(Written exercise): Your task is to transcribe, without alteration, the lines from the top of the material below through the line bearing "confidence_values = [0.71, 0.62, 0.59, 0.54, 0.63]", inclusive.
— BEGIN Listed records —
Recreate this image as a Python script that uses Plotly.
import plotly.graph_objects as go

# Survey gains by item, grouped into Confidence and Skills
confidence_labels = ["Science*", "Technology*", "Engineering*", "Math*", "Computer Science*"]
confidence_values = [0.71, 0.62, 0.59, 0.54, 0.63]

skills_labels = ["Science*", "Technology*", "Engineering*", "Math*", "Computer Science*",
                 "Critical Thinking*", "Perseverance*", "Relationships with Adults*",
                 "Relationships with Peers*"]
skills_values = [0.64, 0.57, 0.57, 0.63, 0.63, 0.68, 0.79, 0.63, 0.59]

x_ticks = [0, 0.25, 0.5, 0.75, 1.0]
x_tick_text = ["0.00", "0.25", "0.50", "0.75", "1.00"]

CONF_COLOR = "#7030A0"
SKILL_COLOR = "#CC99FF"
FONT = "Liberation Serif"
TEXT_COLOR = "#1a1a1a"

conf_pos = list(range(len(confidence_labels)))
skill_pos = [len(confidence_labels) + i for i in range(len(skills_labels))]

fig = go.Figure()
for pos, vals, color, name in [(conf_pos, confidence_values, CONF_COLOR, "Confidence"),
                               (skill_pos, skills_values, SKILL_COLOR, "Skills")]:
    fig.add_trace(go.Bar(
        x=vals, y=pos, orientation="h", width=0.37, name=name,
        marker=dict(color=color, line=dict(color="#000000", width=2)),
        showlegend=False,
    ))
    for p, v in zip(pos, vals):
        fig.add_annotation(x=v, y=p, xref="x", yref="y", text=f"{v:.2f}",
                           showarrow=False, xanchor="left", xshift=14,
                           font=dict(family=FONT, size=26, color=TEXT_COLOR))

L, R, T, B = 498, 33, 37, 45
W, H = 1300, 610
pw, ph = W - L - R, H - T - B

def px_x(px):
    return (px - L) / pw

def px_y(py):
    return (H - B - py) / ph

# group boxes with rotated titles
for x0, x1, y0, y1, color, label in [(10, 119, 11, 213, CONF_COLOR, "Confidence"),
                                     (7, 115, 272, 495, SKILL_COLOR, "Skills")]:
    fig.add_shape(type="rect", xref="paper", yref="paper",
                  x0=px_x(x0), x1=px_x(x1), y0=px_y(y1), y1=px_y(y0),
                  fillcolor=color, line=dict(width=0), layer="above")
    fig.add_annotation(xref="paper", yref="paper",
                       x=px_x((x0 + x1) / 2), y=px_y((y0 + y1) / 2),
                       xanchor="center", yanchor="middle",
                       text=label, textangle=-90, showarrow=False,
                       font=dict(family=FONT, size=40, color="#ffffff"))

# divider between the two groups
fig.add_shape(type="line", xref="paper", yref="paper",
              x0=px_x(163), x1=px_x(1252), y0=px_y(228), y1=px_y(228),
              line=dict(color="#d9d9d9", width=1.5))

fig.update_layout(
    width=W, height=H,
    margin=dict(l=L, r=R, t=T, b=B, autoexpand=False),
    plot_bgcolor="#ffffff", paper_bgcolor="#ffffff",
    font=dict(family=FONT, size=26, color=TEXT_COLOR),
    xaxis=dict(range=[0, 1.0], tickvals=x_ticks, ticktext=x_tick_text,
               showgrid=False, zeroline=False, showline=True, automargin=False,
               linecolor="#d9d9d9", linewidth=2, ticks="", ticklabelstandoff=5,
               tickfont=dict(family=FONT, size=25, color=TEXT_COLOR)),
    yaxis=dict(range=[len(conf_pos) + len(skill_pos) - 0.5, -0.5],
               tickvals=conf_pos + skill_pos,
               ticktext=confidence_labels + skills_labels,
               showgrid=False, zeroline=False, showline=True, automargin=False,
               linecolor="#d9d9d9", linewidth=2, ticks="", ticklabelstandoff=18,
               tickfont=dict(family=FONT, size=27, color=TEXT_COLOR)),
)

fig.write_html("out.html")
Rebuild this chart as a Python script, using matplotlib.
— END Listed records —
(Finished exercise):
Recreate this image as a Python script that uses Plotly.
import plotly.graph_objects as go

# Survey gains by item, grouped into Confidence and Skills
confidence_labels = ["Science*", "Technology*", "Engineering*", "Math*", "Computer Science*"]
confidence_values = [0.71, 0.62, 0.59, 0.54, 0.63]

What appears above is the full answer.